For Taima, death was terrifying and painful, yet it was a release from a miserable life of deprivation. Both mother and baby--and many other orcas and bottlenose dolphins before them--met their end alone in a tank full of chemically treated water that must have felt like a bathtub to these animals, who are meant to explore the endless fathoms of the sea. In nature, orcas choose their own mates (they are not artificially inseminated in invasive and grotesque procedures), and the females stay together for life.
Those who tout breeding programs and claim that captive animals "cannot" be released are usually the very people who profit from the animals' confinement. SeaWorld and industry shills such as Jack Hanna have profited considerably from confining animals and putting them on display. It's in their interests to keep the money flowing.
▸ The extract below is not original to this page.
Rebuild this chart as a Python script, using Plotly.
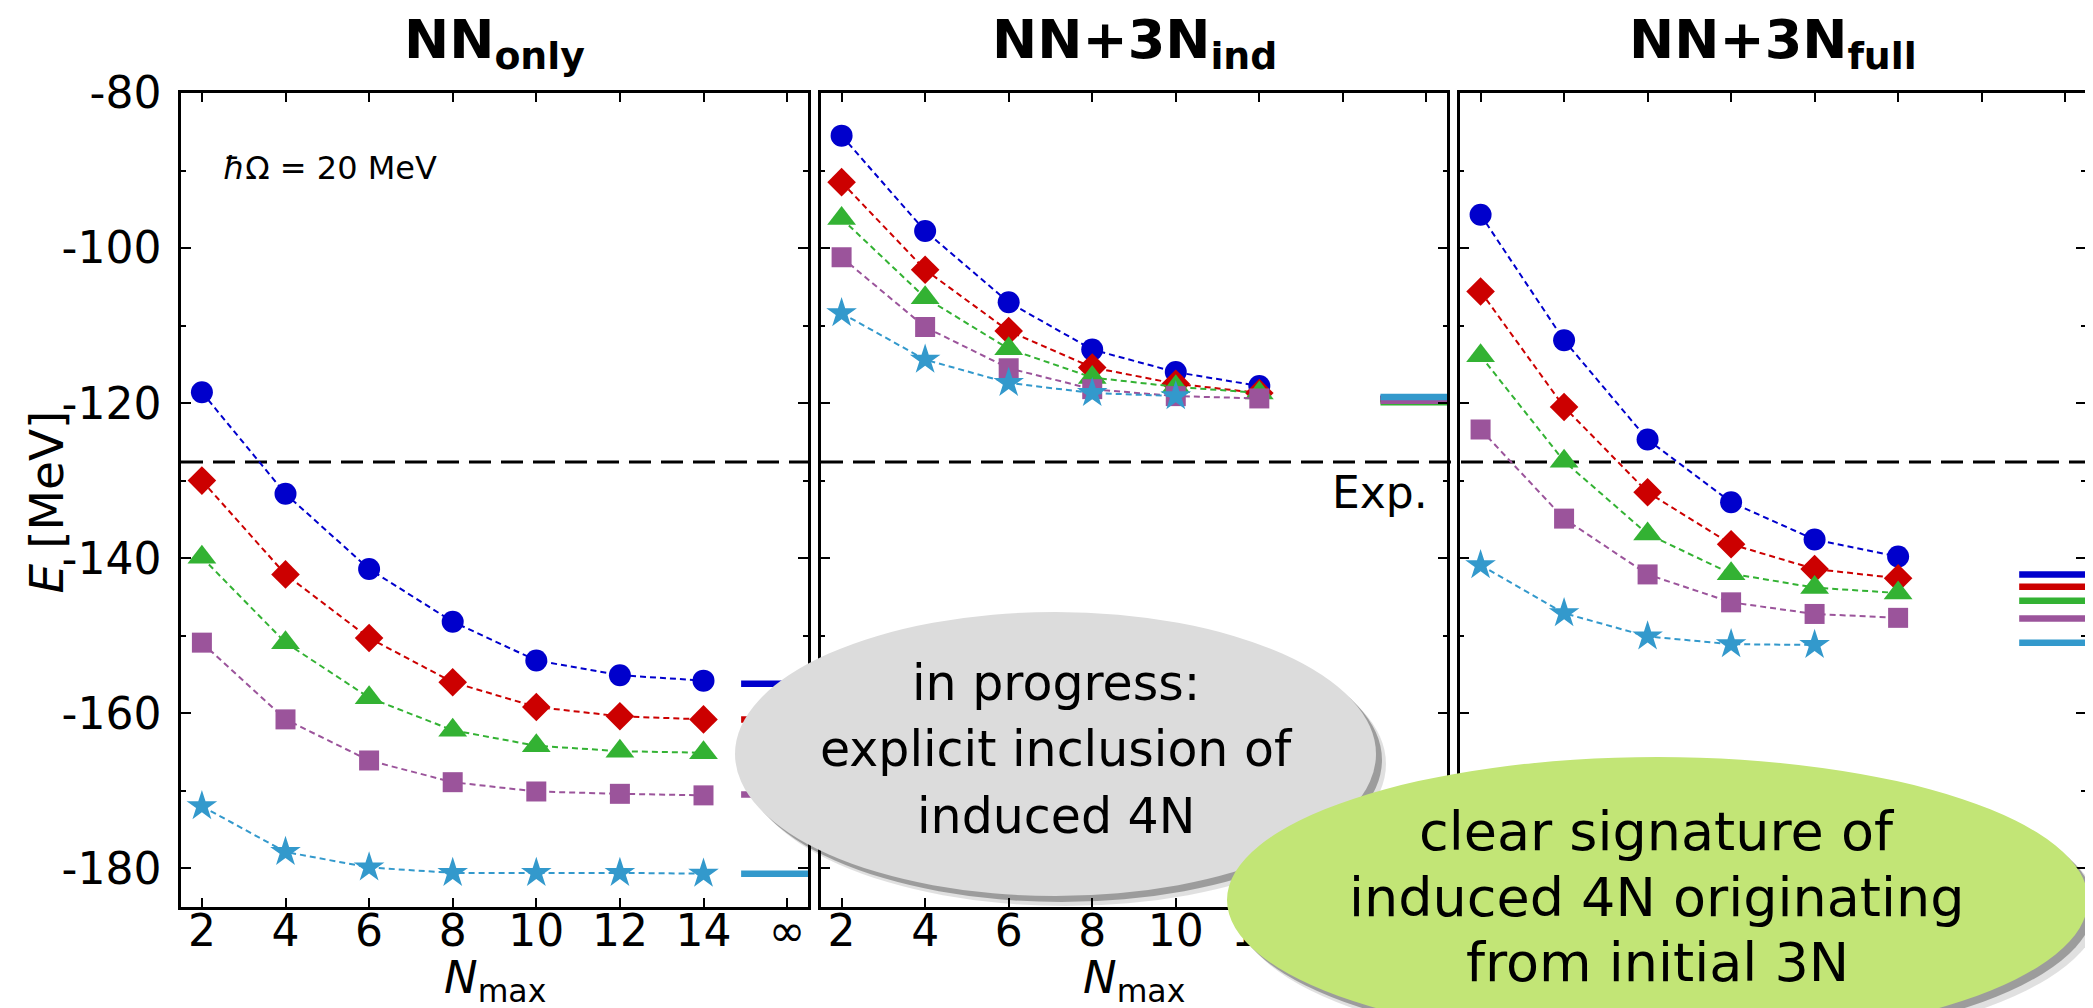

But let's remember Keiko, a wild orca who was captured near Iceland in 1979 and sold to a series of aquariums, where he became sick and severely depressed. After the movie Free Willy prompted the call for his retirement, Keiko was moved to the Oregon Coast Aquarium, rehabilitated and eventually moved to an ocean pen. He learned to hunt and catch his own food. Even though he was still being monitored by his rehabilitators, Keiko lived five healthy years, navigated more than 1,000 kilometers of open ocean and was living freely when he died.